My noble friend mentioned that he was at Hampden singing “Flower of Scotland”. I have to beat him at that. I was at Murrayfield in 1990 when David Sole marched out and Scotland won the Grand Slam. We all sang “Flower of Scotland” and I was among them singing heartily. I accept that I was singing the words printed in the programme and did not know them off by heart, but I was singing them heartily. I support Scotland when it plays. I will also support the British team when it takes part in the Olympics next year. I even support Europe in the Ryder Cup. It depends on what the sporting occasion is as to where my support will lie.
There is no divide, so the SNP has to tell us why it wants us to split away from the rest of the United Kingdom. I am in some ways typical in this.
The one area that the noble Lord has not touched on is the possible difference in social aspiration. England and London are overwhelmingly Conservative and Scotland is not. Is he happy that Scotland should be governed perennially by right-of-centre parties when his own country does not espouse those values?
Those may be the social aspirations in London but I am not at all convinced. Certainly in several elections recently, the Labour Party has had a clear majority of Members of Parliament from London. Equally, the social aspirations of the people of Manchester are very similar to those of the people of Glasgow, as are those of the people of Newcastle to those of the people of Edinburgh, Glasgow and elsewhere. Those are the aspirations of the urban working class as opposed to the rural working class. The aspirations of people from the highlands are different from those elsewhere.

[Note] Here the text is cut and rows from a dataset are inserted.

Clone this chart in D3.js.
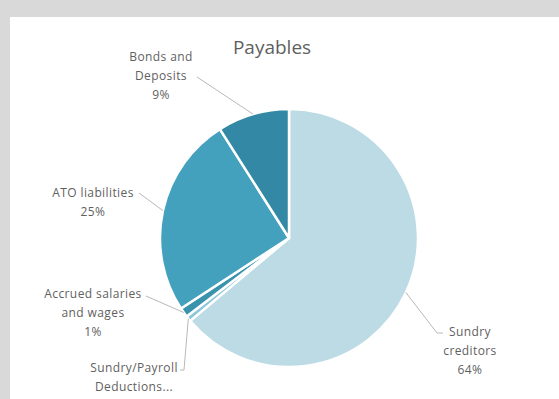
<!DOCTYPE html>
<html>
<head>
<meta charset="utf-8">
<script src="https://cdn.jsdelivr.net/npm/d3@7/dist/d3.min.js"></script>
<style>
  html, body { margin: 0; padding: 0; background: #d9d9d9; }
  svg { display: block; }
  text { font-family: "Open Sans", "Noto Sans", sans-serif; fill: #5f5f5f; }
</style>
</head>
<body>
<svg id="chart" width="559" height="399"></svg>
<script>
// Payables breakdown, clockwise from 12 o'clock
const categories = ["Sundry creditors", "Sundry/Payroll Deductions", "Accrued salaries and wages", "ATO liabilities", "Bonds and Deposits"];
const shares = [63.9, 0.7, 1.2, 25.2, 9.0];
const colors = ["#bddbe5", "#8cc6d8", "#3a93ad", "#43a1be", "#3389a5"];
// label text lines (the deductions label is clipped in the original layout)
const labelLines = [
  ["Sundry", "creditors", "64%"],
  ["Sundry/Payroll", "Deductions..."],
  ["Accrued salaries", "and wages", "1%"],
  ["ATO liabilities", "25%"],
  ["Bonds and", "Deposits", "9%"]
];

const width = 559, height = 399;
const cx = 289, cy = 238, radius = 129;

// label block centres and leader-line elbows
const labelLayout = [
  { x: 470, y: 331, elbow: [[437, 333], [443, 333]] },
  { x: 134, y: 367, elbow: [[184, 370], [180, 370]] },
  { x: 93,  y: 293, elbow: [[146, 296]] },
  { x: 93,  y: 192, elbow: [[139, 193]] },
  { x: 161, y: 56,  elbow: [[197, 77]] }
];

const svg = d3.select("#chart");

// chart area
svg.append("rect")
  .attr("x", 10).attr("y", 17)
  .attr("width", width - 10).attr("height", height - 17)
  .attr("fill", "#ffffff");

svg.append("text")
  .attr("x", 272).attr("y", 54)
  .attr("text-anchor", "middle")
  .style("font-size", "19px")
  .text("Payables");

const pie = d3.pie().value(d => d).sort(null).startAngle(0).endAngle(2 * Math.PI);
const arcs = pie(shares);
const arc = d3.arc().innerRadius(0).outerRadius(radius);

const g = svg.append("g").attr("transform", `translate(${cx},${cy})`);

g.selectAll("path.slice")
  .data(arcs)
  .join("path")
  .attr("class", "slice")
  .attr("d", arc)
  .attr("fill", (d, i) => colors[i])
  .attr("stroke", "#ffffff")
  .attr("stroke-width", 2.5)
  .attr("stroke-linejoin", "round");

// leader lines from the slice rim to each label
arcs.forEach((d, i) => {
  const mid = (d.startAngle + d.endAngle) / 2;
  const px = cx + radius * Math.sin(mid);
  const py = cy - radius * Math.cos(mid);
  const pts = [[px, py]].concat(labelLayout[i].elbow);
  svg.append("path")
    .attr("d", d3.line()(pts))
    .attr("fill", "none")
    .attr("stroke", "#a6a6a6")
    .attr("stroke-width", 0.8);
});

// labels
labelLines.forEach((lines, i) => {
  const L = labelLayout[i];
  const t = svg.append("text")
    .attr("text-anchor", "middle")
    .style("font-size", "12px")
    .style("letter-spacing", "0.4px");
  lines.forEach((s, j) => {
    t.append("tspan")
      .attr("x", L.x)
      .attr("y", L.y + 4.5 + j * 19)
      .text(s);
  });
});
</script>
</body>
</html>
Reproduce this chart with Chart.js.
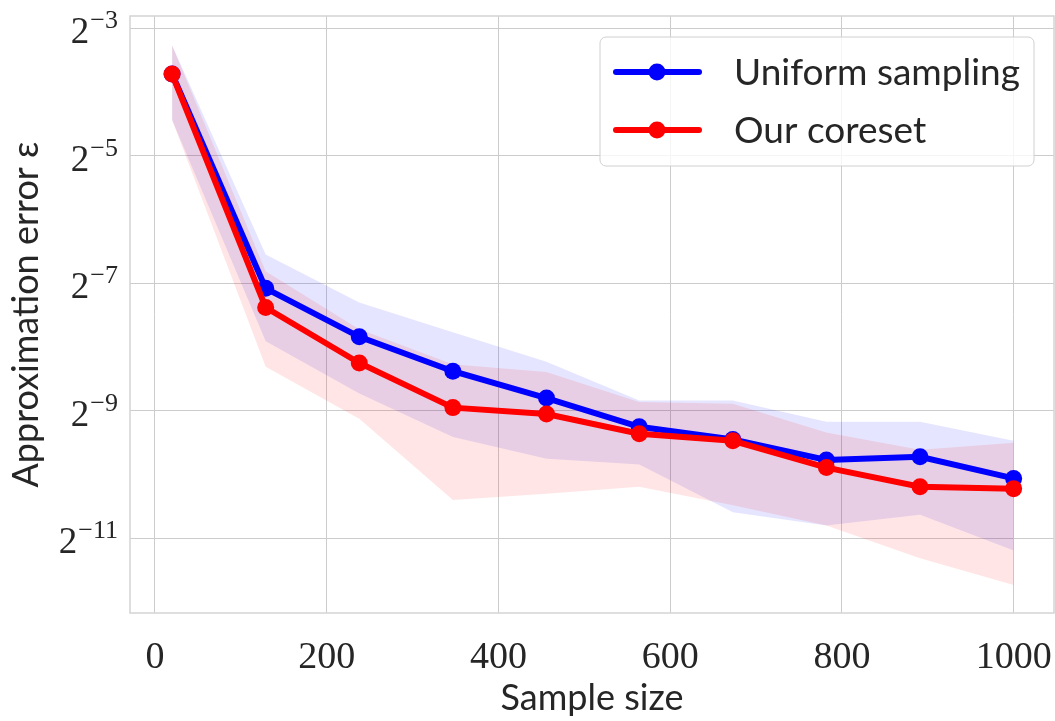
<!DOCTYPE html>
<html lang="en">
<head>
    <meta charset="UTF-8">
    <title>Approximation error vs sample size</title>
    <script src="https://cdn.jsdelivr.net/npm/chart.js"></script>
    <style>
        html, body { margin: 0; padding: 0; background: #ffffff; }
        #wrap { width: 1055px; height: 721px; }
    </style>
</head>
<body>
    <div id="wrap">
        <canvas id="errorChart" width="1055" height="721"></canvas>
    </div>

    <script>
        // values
        const sampleSizes = [20, 129, 238, 347, 456, 564, 673, 782, 891, 1000];

        const uniformMean  = [0.0759, 0.007391, 0.004364, 0.003002, 0.002244, 0.001642, 0.001430, 0.0011454, 0.0011857, 0.0009368];
        const uniformUpper = [0.10367, 0.010672, 0.006346, 0.004581, 0.003331, 0.002182, 0.002182, 0.001736, 0.001736, 0.001410];
        const uniformLower = [0.04607, 0.004158, 0.002355, 0.001470, 0.0011613, 0.0010911, 0.0006488, 0.0005609, 0.0006310, 0.0004280];

        const coresetMean  = [0.0759, 0.006003, 0.003285, 0.002022, 0.0018866, 0.0015218, 0.001410, 0.0010539, 0.0008561, 0.0008384];
        const coresetUpper = [0.10367, 0.008912, 0.004743, 0.003240, 0.002981, 0.002152, 0.002108, 0.001543, 0.0012797, 0.0013811];
        const coresetLower = [0.04607, 0.003151, 0.001791, 0.0007401, 0.0007932, 0.0008561, 0.0007002, 0.0005609, 0.0003939, 0.0002944];

        const xTicks = [0, 200, 400, 600, 800, 1000];
        const yTickExponents = [-3, -5, -7, -9, -11];

        const seriesNames = ['Uniform sampling', 'Our coreset'];
        const seriesColors = ['#0000ff', '#ff0000'];

        const textColor = '#262626';
        const gridColor = '#cccccc';

        function toPoints(values) {
            return values.map((v, i) => ({ x: sampleSizes[i], y: v }));
        }

        function band(values, fill, color, order) {
            return {
                data: toPoints(values),
                borderColor: 'transparent',
                borderWidth: 0,
                pointRadius: 0,
                pointHoverRadius: 0,
                fill: fill,
                backgroundColor: color,
                tension: 0,
                order: order
            };
        }

        function meanLine(values, color, order) {
            return {
                data: toPoints(values),
                borderColor: color,
                backgroundColor: color,
                pointBackgroundColor: color,
                pointBorderColor: color,
                borderWidth: 6,
                pointRadius: 8.5,
                pointBorderWidth: 0,
                fill: false,
                tension: 0,
                order: order
            };
        }

        // superscript tick labels, frame and the line+marker legend
        const decorations = {
            id: 'decorations',
            afterDraw(chart) {
                const ctx = chart.ctx;
                const area = chart.chartArea;
                const yScale = chart.scales.y;

                ctx.save();
                ctx.strokeStyle = '#d4d4d4';
                ctx.lineWidth = 1.5;
                ctx.strokeRect(area.left, area.top, area.right - area.left, area.bottom - area.top);

                ctx.fillStyle = textColor;
                ctx.textBaseline = 'alphabetic';
                yScale.ticks.forEach(t => {
                    const py = yScale.getPixelForValue(t.value);
                    const expText = '\u2212' + Math.abs(t.exp);
                    ctx.font = '26px "Liberation Serif"';
                    ctx.textAlign = 'right';
                    const expW = ctx.measureText(expText).width;
                    ctx.fillText(expText, 118, py);
                    ctx.font = '37px "Liberation Serif"';
                    ctx.fillText('2', 117 - expW, py + 15);
                });

                // legend box
                const bx = 600, by = 37, bw = 434, bh = 129, r = 6;
                ctx.beginPath();
                ctx.moveTo(bx + r, by);
                ctx.arcTo(bx + bw, by, bx + bw, by + bh, r);
                ctx.arcTo(bx + bw, by + bh, bx, by + bh, r);
                ctx.arcTo(bx, by + bh, bx, by, r);
                ctx.arcTo(bx, by, bx + bw, by, r);
                ctx.closePath();
                ctx.fillStyle = 'rgba(255,255,255,0.8)';
                ctx.fill();
                ctx.strokeStyle = '#d0d0d0';
                ctx.lineWidth = 1;
                ctx.stroke();

                const rows = [72, 130];
                seriesNames.forEach((name, i) => {
                    const ry = rows[i];
                    ctx.strokeStyle = seriesColors[i];
                    ctx.lineWidth = 6;
                    ctx.lineCap = 'round';
                    ctx.beginPath();
                    ctx.moveTo(616, ry);
                    ctx.lineTo(699, ry);
                    ctx.stroke();
                    ctx.fillStyle = seriesColors[i];
                    ctx.beginPath();
                    ctx.arc(657, ry, 8.5, 0, Math.PI * 2);
                    ctx.fill();
                    ctx.fillStyle = textColor;
                    ctx.font = '37px Lato';
                    ctx.textAlign = 'left';
                    ctx.textBaseline = 'middle';
                    ctx.fillText(name, 734, ry + 1);
                });
                ctx.restore();
            }
        };

        const ctx = document.getElementById('errorChart').getContext('2d');
        const errorChart = new Chart(ctx, {
            type: 'line',
            data: {
                datasets: [
                    band(uniformUpper, '+1', 'rgba(0,0,255,0.1)', 6),
                    band(uniformLower, false, 'rgba(0,0,255,0.1)', 6),
                    band(coresetUpper, '+1', 'rgba(255,0,0,0.1)', 5),
                    band(coresetLower, false, 'rgba(255,0,0,0.1)', 5),
                    meanLine(uniformMean, seriesColors[0], 2),
                    meanLine(coresetMean, seriesColors[1], 1)
                ]
            },
            options: {
                responsive: false,
                animation: false,
                layout: {
                    autoPadding: false,
                    padding: { top: 16, right: 1, left: 0, bottom: 0 }
                },
                plugins: {
                    legend: { display: false },
                    tooltip: { enabled: false }
                },
                scales: {
                    x: {
                        type: 'linear',
                        min: -29,
                        max: 1047,
                        afterBuildTicks: scale => {
                            scale.ticks = xTicks.map(v => ({ value: v }));
                        },
                        afterFit: scale => {
                            scale.height = 108;
                            scale.paddingLeft = 0;
                            scale.paddingRight = 0;
                        },
                        grid: { color: gridColor, lineWidth: 1, drawTicks: false },
                        border: { display: false },
                        ticks: {
                            color: textColor,
                            font: { family: 'Liberation Serif', size: 38 },
                            padding: 22,
                            maxRotation: 0,
                            callback: v => String(v)
                        },
                        title: {
                            display: true,
                            text: 'Sample size',
                            color: textColor,
                            font: { family: 'Lato', size: 36 },
                            padding: { top: 0, bottom: 1 }
                        }
                    },
                    y: {
                        type: 'logarithmic',
                        min: 0.000217,
                        max: 0.1426,
                        afterBuildTicks: scale => {
                            scale.ticks = yTickExponents.map(e => ({ value: Math.pow(2, e), exp: e }));
                        },
                        afterFit: scale => {
                            scale.width = 130;
                            scale.paddingTop = 0;
                            scale.paddingBottom = 0;
                        },
                        grid: { color: gridColor, lineWidth: 1, drawTicks: false },
                        border: { display: false },
                        ticks: {
                            callback: () => ''
                        },
                        title: {
                            display: true,
                            text: 'Approximation error \u03b5',
                            color: textColor,
                            font: { family: 'Lato', size: 36 },
                            padding: { top: 5, bottom: 0 }
                        }
                    }
                }
            },
            plugins: [decorations]
        });
    </script>
</body>
</html>
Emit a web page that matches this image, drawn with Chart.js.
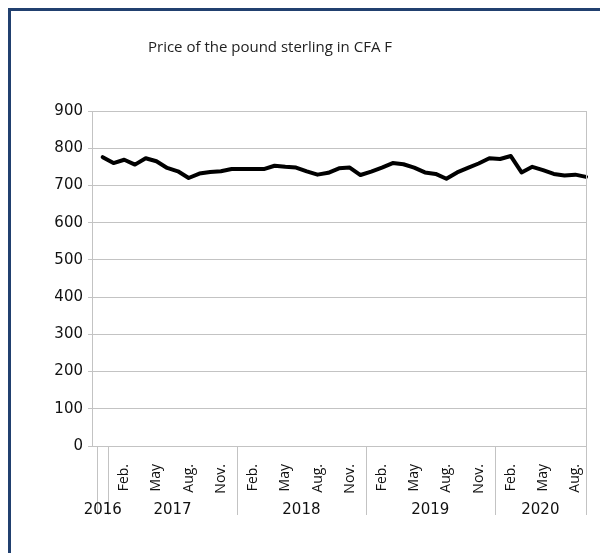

The third thing that the SNP has to do is say what it means by “independence”. If you look at its own Scottish National Party website, it still does not tell you what it means. I have always assumed that it wanted to establish—I will not use the word “separate” because I gather it objects to that—an independent nation state on its own, with its own social security system, army, ambassadorial services around the world, a taxation system that is totally separate from ours and a currency, unless it wishes to be in Europe when Europe will tell it that it has to adopt the euro. I always thought that that was what it meant. It now seems to want to fudge that. It is constantly fudging what independence means. To me, it is clear cut; that is what it means.
I do not know whether I, as someone who comes here and has a flat in London, will have an English passport or a Scottish one. Presumably, when you come from Scotland to England and it is a separate state, you will have to carry a passport. Some people say that that is how it is in Europe. I have to carry a passport if I go to France, Germany, Spain or Portugal—all parts of Europe. What is so different in that? Does it want that or does it just want devolution-max? No, it does not want that. Its own supporters hate the English so much that they want an independent, separate state. It is time that we demanded that the SNP tells us exactly what it wants an independent Scotland to be and what it means by that term. That is why, although I give the Bill a cautious welcome, I will consider some details at considerable length in Committee in the coming weeks.